After his PCA Nielsen groups individual heuristics into larger factors–essentially heuristic categories. In his opinion, seven of these categories warrant presentation given here in decreasing order of PCA loadings as calculated by Nielsen:

  • Visibility of system status
  • Match between system and real world
  • User control and freedom
  • Consistency and standards
  • Error prevention
  • Recognition rather than recall
  • Flexibility and efficiency of use

His presentation of these factors and their component heuristics is troubling and confusing. First, the highest PCA loading of any of these factors is 6.1%. Not only is this an exceedingly small amount of explanatory power, it represents the aggregated contribution of 12 individual heuristics! Furthermore, the individual heuristic loadings themselves seem to be at odds. As an example, the heuristic speak the user’s language taken from one source in the literature and another speak the user’s language taken from another source give respective loadings of 0.78 and 0.67 Why do two identically phrased heuristics have different loadings? Furthermore, why are two identically phrased heuristics even present in the master list at all? This should, at the very least, be addressed by the author. Without some sort of explanation, I am wary of taking Nielsen’s PCA results seriously. Nielsen sweeps this under the rug, stating that ‘it was not possible to account for a reasonably large part of the variability in the usability problems with a small, manageable set of usability factors.’ (That, or some data preprocessing or an upgraded PCA gizmo was in order…)

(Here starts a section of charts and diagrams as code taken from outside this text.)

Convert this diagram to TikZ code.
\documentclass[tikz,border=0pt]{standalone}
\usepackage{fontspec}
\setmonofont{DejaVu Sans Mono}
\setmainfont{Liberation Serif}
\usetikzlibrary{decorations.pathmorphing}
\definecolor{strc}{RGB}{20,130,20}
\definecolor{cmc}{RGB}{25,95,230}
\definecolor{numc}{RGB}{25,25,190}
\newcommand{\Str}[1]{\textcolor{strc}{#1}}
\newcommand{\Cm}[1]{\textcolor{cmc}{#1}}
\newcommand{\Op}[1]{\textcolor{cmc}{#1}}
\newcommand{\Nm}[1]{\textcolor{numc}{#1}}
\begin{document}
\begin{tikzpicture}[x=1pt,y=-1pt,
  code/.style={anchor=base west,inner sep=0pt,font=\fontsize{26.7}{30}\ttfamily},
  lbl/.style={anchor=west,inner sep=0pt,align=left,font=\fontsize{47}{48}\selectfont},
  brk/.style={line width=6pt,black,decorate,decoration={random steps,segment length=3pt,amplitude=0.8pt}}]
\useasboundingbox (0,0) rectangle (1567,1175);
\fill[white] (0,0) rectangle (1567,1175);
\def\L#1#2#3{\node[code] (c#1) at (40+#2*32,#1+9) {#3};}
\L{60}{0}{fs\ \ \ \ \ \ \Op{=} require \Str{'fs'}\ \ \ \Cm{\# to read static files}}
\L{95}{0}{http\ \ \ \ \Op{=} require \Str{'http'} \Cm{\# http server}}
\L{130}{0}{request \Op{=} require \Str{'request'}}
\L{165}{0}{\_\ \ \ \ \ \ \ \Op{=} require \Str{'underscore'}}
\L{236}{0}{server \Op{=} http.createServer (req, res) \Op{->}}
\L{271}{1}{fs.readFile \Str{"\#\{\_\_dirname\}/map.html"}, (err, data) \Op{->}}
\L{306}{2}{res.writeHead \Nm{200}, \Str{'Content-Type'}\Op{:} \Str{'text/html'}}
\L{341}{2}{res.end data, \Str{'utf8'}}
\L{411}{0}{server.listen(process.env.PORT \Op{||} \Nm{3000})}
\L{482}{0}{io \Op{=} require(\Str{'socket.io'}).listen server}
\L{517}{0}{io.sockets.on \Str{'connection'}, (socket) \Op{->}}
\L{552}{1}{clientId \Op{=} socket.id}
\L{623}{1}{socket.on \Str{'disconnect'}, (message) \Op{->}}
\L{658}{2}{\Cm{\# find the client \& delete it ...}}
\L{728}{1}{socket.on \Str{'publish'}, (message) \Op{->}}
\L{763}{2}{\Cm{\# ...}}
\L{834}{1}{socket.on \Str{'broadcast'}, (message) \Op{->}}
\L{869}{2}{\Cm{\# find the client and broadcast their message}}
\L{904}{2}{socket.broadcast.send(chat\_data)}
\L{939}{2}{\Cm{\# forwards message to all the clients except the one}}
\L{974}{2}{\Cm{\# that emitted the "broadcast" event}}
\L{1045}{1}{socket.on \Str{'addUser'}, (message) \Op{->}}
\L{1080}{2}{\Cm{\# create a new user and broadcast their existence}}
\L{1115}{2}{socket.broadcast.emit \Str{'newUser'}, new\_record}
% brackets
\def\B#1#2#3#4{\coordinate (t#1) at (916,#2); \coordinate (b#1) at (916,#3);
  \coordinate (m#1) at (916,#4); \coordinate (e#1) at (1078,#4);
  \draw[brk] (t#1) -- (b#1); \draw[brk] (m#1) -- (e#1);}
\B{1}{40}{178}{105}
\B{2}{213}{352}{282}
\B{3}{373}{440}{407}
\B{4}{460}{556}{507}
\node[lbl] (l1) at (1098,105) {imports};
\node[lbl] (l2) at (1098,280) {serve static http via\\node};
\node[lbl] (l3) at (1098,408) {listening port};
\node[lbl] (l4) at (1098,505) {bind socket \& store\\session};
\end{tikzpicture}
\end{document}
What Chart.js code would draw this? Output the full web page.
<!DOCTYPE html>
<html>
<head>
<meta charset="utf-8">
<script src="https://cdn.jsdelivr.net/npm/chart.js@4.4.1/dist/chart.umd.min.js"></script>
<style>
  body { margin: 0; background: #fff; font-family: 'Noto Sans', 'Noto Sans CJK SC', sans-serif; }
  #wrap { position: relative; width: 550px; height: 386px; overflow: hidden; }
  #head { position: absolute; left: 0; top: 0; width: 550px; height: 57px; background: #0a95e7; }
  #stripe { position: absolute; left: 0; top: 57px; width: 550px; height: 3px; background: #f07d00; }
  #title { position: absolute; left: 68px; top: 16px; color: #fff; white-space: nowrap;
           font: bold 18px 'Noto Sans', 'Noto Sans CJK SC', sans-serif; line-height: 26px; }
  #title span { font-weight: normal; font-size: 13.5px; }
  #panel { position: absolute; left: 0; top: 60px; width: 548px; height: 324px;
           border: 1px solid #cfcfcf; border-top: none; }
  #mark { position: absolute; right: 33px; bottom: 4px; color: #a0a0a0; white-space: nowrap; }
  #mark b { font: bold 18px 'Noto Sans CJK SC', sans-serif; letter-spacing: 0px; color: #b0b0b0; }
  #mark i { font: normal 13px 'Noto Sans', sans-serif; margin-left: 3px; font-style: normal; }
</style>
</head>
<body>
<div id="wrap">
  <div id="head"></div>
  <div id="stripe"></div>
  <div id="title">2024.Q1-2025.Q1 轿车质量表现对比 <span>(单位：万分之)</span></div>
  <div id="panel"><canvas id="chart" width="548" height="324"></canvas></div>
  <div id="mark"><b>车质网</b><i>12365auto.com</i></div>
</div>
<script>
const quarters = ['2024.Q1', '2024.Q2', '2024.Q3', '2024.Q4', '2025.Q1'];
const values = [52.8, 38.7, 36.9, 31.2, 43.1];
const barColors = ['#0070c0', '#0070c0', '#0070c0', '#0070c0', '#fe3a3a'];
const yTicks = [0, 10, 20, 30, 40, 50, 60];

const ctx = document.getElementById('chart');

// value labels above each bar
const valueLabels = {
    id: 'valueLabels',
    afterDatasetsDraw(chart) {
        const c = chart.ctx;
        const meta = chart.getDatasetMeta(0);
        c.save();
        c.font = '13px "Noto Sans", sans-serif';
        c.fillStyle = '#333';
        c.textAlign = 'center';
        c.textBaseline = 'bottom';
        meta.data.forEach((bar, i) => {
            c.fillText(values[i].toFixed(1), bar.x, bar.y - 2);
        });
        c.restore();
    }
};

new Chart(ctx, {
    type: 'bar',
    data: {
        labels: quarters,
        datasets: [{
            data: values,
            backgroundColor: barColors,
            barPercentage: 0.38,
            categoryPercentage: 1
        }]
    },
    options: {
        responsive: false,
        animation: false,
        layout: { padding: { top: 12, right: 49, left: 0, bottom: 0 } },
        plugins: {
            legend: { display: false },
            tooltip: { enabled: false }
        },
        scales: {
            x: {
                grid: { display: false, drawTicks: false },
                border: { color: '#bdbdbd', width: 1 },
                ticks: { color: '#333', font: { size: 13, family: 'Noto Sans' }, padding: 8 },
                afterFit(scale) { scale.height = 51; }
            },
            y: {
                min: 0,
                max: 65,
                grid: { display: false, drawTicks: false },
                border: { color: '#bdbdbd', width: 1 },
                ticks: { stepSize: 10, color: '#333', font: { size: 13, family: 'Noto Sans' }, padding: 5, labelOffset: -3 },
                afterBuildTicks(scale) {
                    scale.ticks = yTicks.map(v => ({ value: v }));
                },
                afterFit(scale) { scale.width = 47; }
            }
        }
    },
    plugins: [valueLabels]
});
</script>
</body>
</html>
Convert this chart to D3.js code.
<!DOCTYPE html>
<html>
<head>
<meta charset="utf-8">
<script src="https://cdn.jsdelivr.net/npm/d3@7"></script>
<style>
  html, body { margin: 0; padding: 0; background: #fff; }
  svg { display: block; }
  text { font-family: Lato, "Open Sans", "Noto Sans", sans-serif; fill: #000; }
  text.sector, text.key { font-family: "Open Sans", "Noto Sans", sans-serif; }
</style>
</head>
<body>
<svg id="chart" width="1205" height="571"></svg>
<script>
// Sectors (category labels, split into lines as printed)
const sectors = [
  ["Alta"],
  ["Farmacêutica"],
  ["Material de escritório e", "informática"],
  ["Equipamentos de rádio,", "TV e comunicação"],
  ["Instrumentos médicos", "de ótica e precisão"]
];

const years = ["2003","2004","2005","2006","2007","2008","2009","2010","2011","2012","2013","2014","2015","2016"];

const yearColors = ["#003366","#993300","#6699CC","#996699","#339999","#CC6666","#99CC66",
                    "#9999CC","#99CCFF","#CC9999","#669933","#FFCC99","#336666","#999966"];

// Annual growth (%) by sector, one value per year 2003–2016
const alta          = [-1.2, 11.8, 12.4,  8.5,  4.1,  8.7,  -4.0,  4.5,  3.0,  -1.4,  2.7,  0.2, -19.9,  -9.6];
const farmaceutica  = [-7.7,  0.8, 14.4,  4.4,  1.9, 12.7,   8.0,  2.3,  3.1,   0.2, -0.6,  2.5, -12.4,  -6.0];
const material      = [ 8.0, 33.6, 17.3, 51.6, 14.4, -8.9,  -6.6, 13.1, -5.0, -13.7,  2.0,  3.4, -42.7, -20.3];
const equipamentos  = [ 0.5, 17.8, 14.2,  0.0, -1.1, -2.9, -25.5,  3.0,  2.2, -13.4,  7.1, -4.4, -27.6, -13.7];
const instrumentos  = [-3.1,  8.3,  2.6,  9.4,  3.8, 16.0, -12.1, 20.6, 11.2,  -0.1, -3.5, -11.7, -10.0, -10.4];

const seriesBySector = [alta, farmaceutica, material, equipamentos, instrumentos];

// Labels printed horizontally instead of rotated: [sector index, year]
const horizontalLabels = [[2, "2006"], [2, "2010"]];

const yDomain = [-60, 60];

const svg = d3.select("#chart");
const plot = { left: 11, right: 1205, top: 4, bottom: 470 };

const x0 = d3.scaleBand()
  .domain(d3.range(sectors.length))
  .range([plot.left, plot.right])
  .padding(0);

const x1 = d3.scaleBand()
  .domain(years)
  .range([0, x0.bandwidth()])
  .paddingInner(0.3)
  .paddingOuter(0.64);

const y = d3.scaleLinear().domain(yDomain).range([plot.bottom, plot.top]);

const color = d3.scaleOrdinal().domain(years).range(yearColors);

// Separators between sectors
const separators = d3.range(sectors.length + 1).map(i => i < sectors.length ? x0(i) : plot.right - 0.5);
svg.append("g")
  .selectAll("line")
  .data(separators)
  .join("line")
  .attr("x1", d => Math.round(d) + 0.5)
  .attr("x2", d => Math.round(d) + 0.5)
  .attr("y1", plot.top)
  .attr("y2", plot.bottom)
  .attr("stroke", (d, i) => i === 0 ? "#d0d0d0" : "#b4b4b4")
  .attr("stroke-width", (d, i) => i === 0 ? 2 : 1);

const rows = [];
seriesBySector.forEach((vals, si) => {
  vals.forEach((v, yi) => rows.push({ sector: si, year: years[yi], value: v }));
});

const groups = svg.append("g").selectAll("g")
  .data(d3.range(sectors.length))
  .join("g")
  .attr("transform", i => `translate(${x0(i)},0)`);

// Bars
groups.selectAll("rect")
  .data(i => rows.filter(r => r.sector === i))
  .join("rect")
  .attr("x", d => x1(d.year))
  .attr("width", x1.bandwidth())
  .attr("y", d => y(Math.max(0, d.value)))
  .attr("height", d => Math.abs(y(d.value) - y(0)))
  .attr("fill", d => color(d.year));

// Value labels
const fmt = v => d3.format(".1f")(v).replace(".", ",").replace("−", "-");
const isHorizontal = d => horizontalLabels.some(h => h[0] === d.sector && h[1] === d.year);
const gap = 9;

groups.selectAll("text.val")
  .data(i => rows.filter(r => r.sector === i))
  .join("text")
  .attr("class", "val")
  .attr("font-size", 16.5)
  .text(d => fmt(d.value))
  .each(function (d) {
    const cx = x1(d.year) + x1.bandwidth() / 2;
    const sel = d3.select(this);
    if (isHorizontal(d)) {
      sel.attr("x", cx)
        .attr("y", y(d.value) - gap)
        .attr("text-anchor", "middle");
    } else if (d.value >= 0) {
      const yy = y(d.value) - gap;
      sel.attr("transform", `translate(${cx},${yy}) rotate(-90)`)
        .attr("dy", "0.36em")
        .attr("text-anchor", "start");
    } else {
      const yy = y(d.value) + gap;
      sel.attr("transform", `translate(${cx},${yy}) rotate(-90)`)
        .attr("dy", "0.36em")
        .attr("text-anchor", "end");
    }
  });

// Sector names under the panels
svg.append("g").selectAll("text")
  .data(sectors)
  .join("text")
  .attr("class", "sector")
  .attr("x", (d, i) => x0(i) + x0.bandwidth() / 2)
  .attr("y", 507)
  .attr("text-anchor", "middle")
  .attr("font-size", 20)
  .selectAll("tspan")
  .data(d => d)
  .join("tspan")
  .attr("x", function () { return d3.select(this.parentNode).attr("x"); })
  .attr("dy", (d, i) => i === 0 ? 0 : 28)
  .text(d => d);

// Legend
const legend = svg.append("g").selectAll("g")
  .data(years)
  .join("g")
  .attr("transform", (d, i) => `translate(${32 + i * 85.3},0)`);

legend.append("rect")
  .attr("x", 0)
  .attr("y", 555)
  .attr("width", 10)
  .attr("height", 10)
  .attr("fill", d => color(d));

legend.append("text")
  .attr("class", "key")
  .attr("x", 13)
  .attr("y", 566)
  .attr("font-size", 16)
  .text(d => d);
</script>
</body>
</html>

Nielsen states that 53 factors are needed to account for 90% of the variance in the usability problems in the dataset. I’m lost. The factors for which Nielsen did show the component heuristics had an average of 10 heuristics each. With only 101 total heuristics, how does one arrive at 53 factors (in addition to the others that account for the remaining 10% of variability)? Is Nielsen shuffling heuristics around into different factors to try and force something to work? To make matters worse, Nielsen states that ‘we have seen that perfection is impossible with a reasonably small set of heuristics’. No, you’re missing the point, Nielsen. Perfection is impossible even with a very large set of heuristics. At this point, I’m beginning to lose faith that this paper is going anywhere meaningful…

So, since perfection is impossible, Nielsen pivots to using a new lens for the data. Now, it’s a head-to-head match of the individual lists of heuristics gathered by Nielsen. Here, he ‘consider[s] a usability problem to be “explained” by a set of heuristics if it has achieved an explanation score of at least 3 (“explains a major part of the problem, but there are some aspects of the problem that are not explained”) from at least one of the heuristics in the set.’ Strange, I guess we are now ignoring Nielsen’s previous statement that ‘the relative merits of the various lists can only be determined by a shoot-out type comparative test, which is beyond the scope of the present study’… Nevertheless, based on this approach, Nielsen gives the ten heuristics that explain all usability problems in the dataset and the ten that explain the serious usability problems in the dataset. With this new analysis in hand, and after jumping through several hoops (I’m not entirely clear on how Nielsen’s data were rearranged to make this new analysis work), Nielsen concludes that ‘it would seem that [these lists of ten heuristics indicate] the potential for the seven usability factors to form the backbone of an improved set of heuristics.’ Going on, Nielsen then states that two important factors are missing: error handling and aesthetic integrity…so we’ll add those to the list, too. In other words, even though my data don’t bear this out, I’m adding them because they’re important to me, dammit.

I’m utterly confused. How is it that one can take real data, slice and dice the analysis several ways, never really get the data to shape up and prove your point, and then act like it does? Add to this the necessary hubris to come out and say, ‘Hey, even without the data to prove it, I’m stating that these are equally important factors’, and I’m left wholly unimpressed with this paper.